[Data listing]
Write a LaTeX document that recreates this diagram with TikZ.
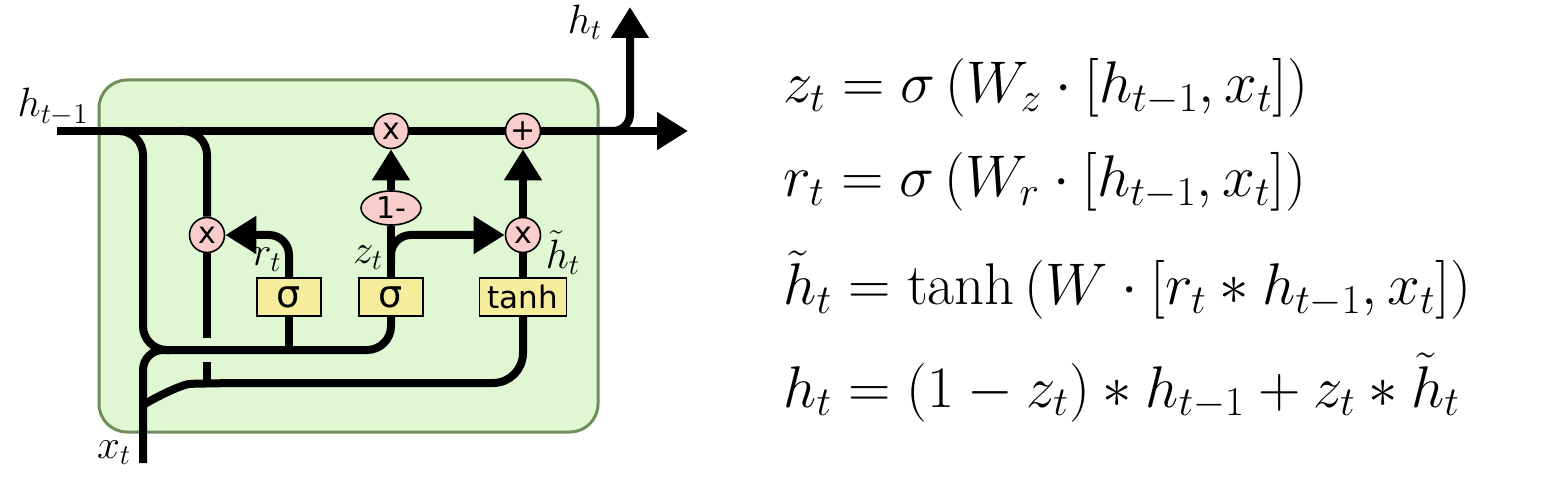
\RequirePackage{fix-cm}
\documentclass[tikz,border=0pt]{standalone}
\usepackage{fontspec}
\newfontfamily\gatefont{DejaVu Sans}
\usetikzlibrary{arrows.meta,positioning,shapes.geometric}
\definecolor{cellfill}{RGB}{223,247,210}
\definecolor{celledge}{RGB}{112,142,92}
\definecolor{opfill}{RGB}{249,205,203}
\definecolor{gatefill}{RGB}{245,236,156}
\tikzset{
  wire/.style={line width=4pt},
  flow/.style={wire, -{Triangle[length=15.5pt,width=18pt]}},
  op/.style={circle, draw, line width=0.8pt, fill=opfill, minimum size=17.5pt, inner sep=0pt, font=\gatefont\fontsize{15}{15}\selectfont},
  gate/.style={rectangle, draw, line width=0.8pt, fill=gatefill, minimum height=19pt, inner sep=0pt},
  lbl/.style={inner sep=0pt, font=\fontsize{20.5}{20.5}\selectfont},
  eq/.style={anchor=base west, inner sep=0pt, font=\fontsize{29.4}{31}\selectfont},
}
\begin{document}
\begin{tikzpicture}[x=0.5pt, y=-0.5pt]
    \useasboundingbox (0,0) rectangle (1560,481);
    % cell
    \draw[celledge, fill=cellfill, line width=1.5pt, rounded corners=14pt] (99,80) rectangle (598,432);
    % operations and gates
    \node[op] (mulz) at (391,131) {x};
    \node[op] (add) at (523,131) {+};
    \node[op] (mulr) at (207,235) {x};
    \node[op] (mulh) at (523,235) {x};
    \node[op, ellipse, minimum width=30pt, minimum height=17pt] (oneminus) at (391,208) {1-};
    \node[gate, minimum width=32pt, font=\gatefont\fontsize{19}{19}\selectfont] (rbox) at (289,297) {σ};
    \node[gate, minimum width=32pt, font=\gatefont\fontsize{19}{19}\selectfont] (zbox) at (391,297) {σ};
    \node[gate, minimum width=43.5pt, font=\gatefont\fontsize{15.5}{15.5}\selectfont] (tanhbox) at (523,297) {tanh};
    % free ends and joins
    \coordinate (hin) at (57,131);
    \coordinate (hout) at (688,131);
    \coordinate (hsplit) at (600,131);
    \coordinate (htip) at (630,7);
    \coordinate (hsplitg) at (118,131);
    \coordinate (hsplitr) at (180,131);
    \coordinate (gapa) at (207,338);
    \coordinate (gapb) at (207,362);
    \coordinate (lowjoin) at (207,385);
    \coordinate (rjoin) at (289,350);
    \coordinate (xin) at (143,463);
    \coordinate (xsplit) at (143,405);
    \coordinate (zsplit) at (391,265);
    % wires
    \draw[wire] (hin) -- (mulz) -- (add);
    \draw[flow] (add) -- (hout);
    \draw[flow, rounded corners=8.5pt] (hsplit) -| (htip);
    \draw[wire, rounded corners=12pt] (hsplitr) -| (mulr);
    \draw[wire] (mulr) -- (gapa);
    \draw[wire] (gapb) -- (lowjoin);
    \draw[wire, rounded corners=12pt] (hsplitg) -| (143,350) -| (zbox);
    \draw[wire] (rbox) -- (rjoin);
    \draw[wire, rounded corners=10pt] (xin) |- (170,350);
    \draw[wire, rounded corners=15pt] (xsplit) .. controls (165,392) and (185,384) .. (220,383) -| (tanhbox);
    \draw[flow, rounded corners=10pt] (rbox) |- (mulr);
    \draw[wire] (zbox) -- (oneminus);
    \draw[flow] (oneminus) -- (mulz);
    \draw[flow, rounded corners=10pt] (zsplit) |- (mulh);
    \draw[wire] (tanhbox) -- (mulh);
    \draw[flow] (mulh) -- (add);
    % labels
    \node[lbl] (lhin) at (53,107) {$h_{t-1}$};
    \node[lbl] (lhout) at (585,22) {$h_t$};
    \node[lbl] (lxin) at (114,453) {$x_t$};
    \node[lbl] (lr) at (267,260) {$r_t$};
    \node[lbl] (lz) at (368,258) {$z_t$};
    \node[lbl] (lcand) at (563,253) {$\tilde{h}_t$};
    % equations
    \node[eq] (eqz) at (783,103) {$z_t = \sigma\left(W_z \cdot [h_{t-1}, x_t]\right)$};
    \node[eq] (eqr) at (783,197) {$r_t = \sigma\left(W_r \cdot [h_{t-1}, x_t]\right)$};
    \node[eq] (eqc) at (783,305) {$\tilde{h}_t = \tanh\left(W \cdot [r_t * h_{t-1}, x_t]\right)$};
    \node[eq] (eqh) at (783,407) {$h_t = (1 - z_t) * h_{t-1} + z_t * \tilde{h}_t$};
\end{tikzpicture}
\end{document}
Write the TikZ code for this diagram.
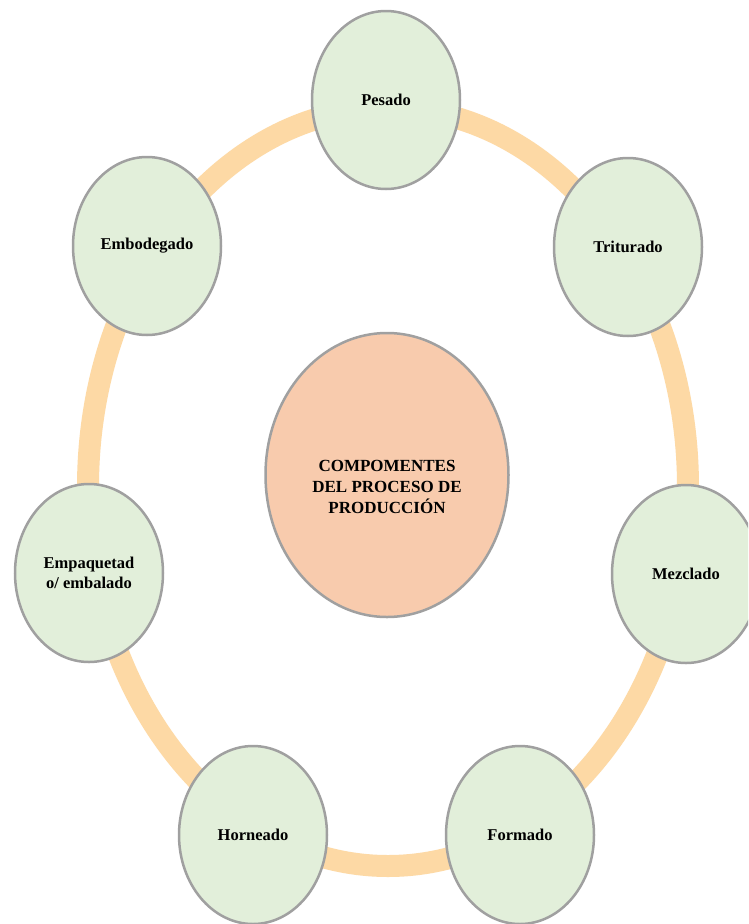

-- Problem statement --
Each entry shown above must be quoted exactly, with its pictures left out.

-- Response below --
Write a LaTeX document that recreates this diagram with TikZ.
\RequirePackage{fix-cm}
\documentclass[tikz,border=0pt]{standalone}
\usepackage{fontspec}
\newfontfamily\gatefont{DejaVu Sans}
\usetikzlibrary{arrows.meta,positioning,shapes.geometric}
\definecolor{cellfill}{RGB}{223,247,210}
\definecolor{celledge}{RGB}{112,142,92}
\definecolor{opfill}{RGB}{249,205,203}
\definecolor{gatefill}{RGB}{245,236,156}
\tikzset{
  wire/.style={line width=4pt},
  flow/.style={wire, -{Triangle[length=15.5pt,width=18pt]}},
  op/.style={circle, draw, line width=0.8pt, fill=opfill, minimum size=17.5pt, inner sep=0pt, font=\gatefont\fontsize{15}{15}\selectfont},
  gate/.style={rectangle, draw, line width=0.8pt, fill=gatefill, minimum height=19pt, inner sep=0pt},
  lbl/.style={inner sep=0pt, font=\fontsize{20.5}{20.5}\selectfont},
  eq/.style={anchor=base west, inner sep=0pt, font=\fontsize{29.4}{31}\selectfont},
}
\begin{document}
\begin{tikzpicture}[x=0.5pt, y=-0.5pt]
    \useasboundingbox (0,0) rectangle (1560,481);
    % cell
    \draw[celledge, fill=cellfill, line width=1.5pt, rounded corners=14pt] (99,80) rectangle (598,432);
    % operations and gates
    \node[op] (mulz) at (391,131) {x};
    \node[op] (add) at (523,131) {+};
    \node[op] (mulr) at (207,235) {x};
    \node[op] (mulh) at (523,235) {x};
    \node[op, ellipse, minimum width=30pt, minimum height=17pt] (oneminus) at (391,208) {1-};
    \node[gate, minimum width=32pt, font=\gatefont\fontsize{19}{19}\selectfont] (rbox) at (289,297) {σ};
    \node[gate, minimum width=32pt, font=\gatefont\fontsize{19}{19}\selectfont] (zbox) at (391,297) {σ};
    \node[gate, minimum width=43.5pt, font=\gatefont\fontsize{15.5}{15.5}\selectfont] (tanhbox) at (523,297) {tanh};
    % free ends and joins
    \coordinate (hin) at (57,131);
    \coordinate (hout) at (688,131);
    \coordinate (hsplit) at (600,131);
    \coordinate (htip) at (630,7);
    \coordinate (hsplitg) at (118,131);
    \coordinate (hsplitr) at (180,131);
    \coordinate (gapa) at (207,338);
    \coordinate (gapb) at (207,362);
    \coordinate (lowjoin) at (207,385);
    \coordinate (rjoin) at (289,350);
    \coordinate (xin) at (143,463);
    \coordinate (xsplit) at (143,405);
    \coordinate (zsplit) at (391,265);
    % wires
    \draw[wire] (hin) -- (mulz) -- (add);
    \draw[flow] (add) -- (hout);
    \draw[flow, rounded corners=8.5pt] (hsplit) -| (htip);
    \draw[wire, rounded corners=12pt] (hsplitr) -| (mulr);
    \draw[wire] (mulr) -- (gapa);
    \draw[wire] (gapb) -- (lowjoin);
    \draw[wire, rounded corners=12pt] (hsplitg) -| (143,350) -| (zbox);
    \draw[wire] (rbox) -- (rjoin);
    \draw[wire, rounded corners=10pt] (xin) |- (170,350);
    \draw[wire, rounded corners=15pt] (xsplit) .. controls (165,392) and (185,384) .. (220,383) -| (tanhbox);
    \draw[flow, rounded corners=10pt] (rbox) |- (mulr);
    \draw[wire] (zbox) -- (oneminus);
    \draw[flow] (oneminus) -- (mulz);
    \draw[flow, rounded corners=10pt] (zsplit) |- (mulh);
    \draw[wire] (tanhbox) -- (mulh);
    \draw[flow] (mulh) -- (add);
    % labels
    \node[lbl] (lhin) at (53,107) {$h_{t-1}$};
    \node[lbl] (lhout) at (585,22) {$h_t$};
    \node[lbl] (lxin) at (114,453) {$x_t$};
    \node[lbl] (lr) at (267,260) {$r_t$};
    \node[lbl] (lz) at (368,258) {$z_t$};
    \node[lbl] (lcand) at (563,253) {$\tilde{h}_t$};
    % equations
    \node[eq] (eqz) at (783,103) {$z_t = \sigma\left(W_z \cdot [h_{t-1}, x_t]\right)$};
    \node[eq] (eqr) at (783,197) {$r_t = \sigma\left(W_r \cdot [h_{t-1}, x_t]\right)$};
    \node[eq] (eqc) at (783,305) {$\tilde{h}_t = \tanh\left(W \cdot [r_t * h_{t-1}, x_t]\right)$};
    \node[eq] (eqh) at (783,407) {$h_t = (1 - z_t) * h_{t-1} + z_t * \tilde{h}_t$};
\end{tikzpicture}
\end{document}
Write the TikZ code for this diagram.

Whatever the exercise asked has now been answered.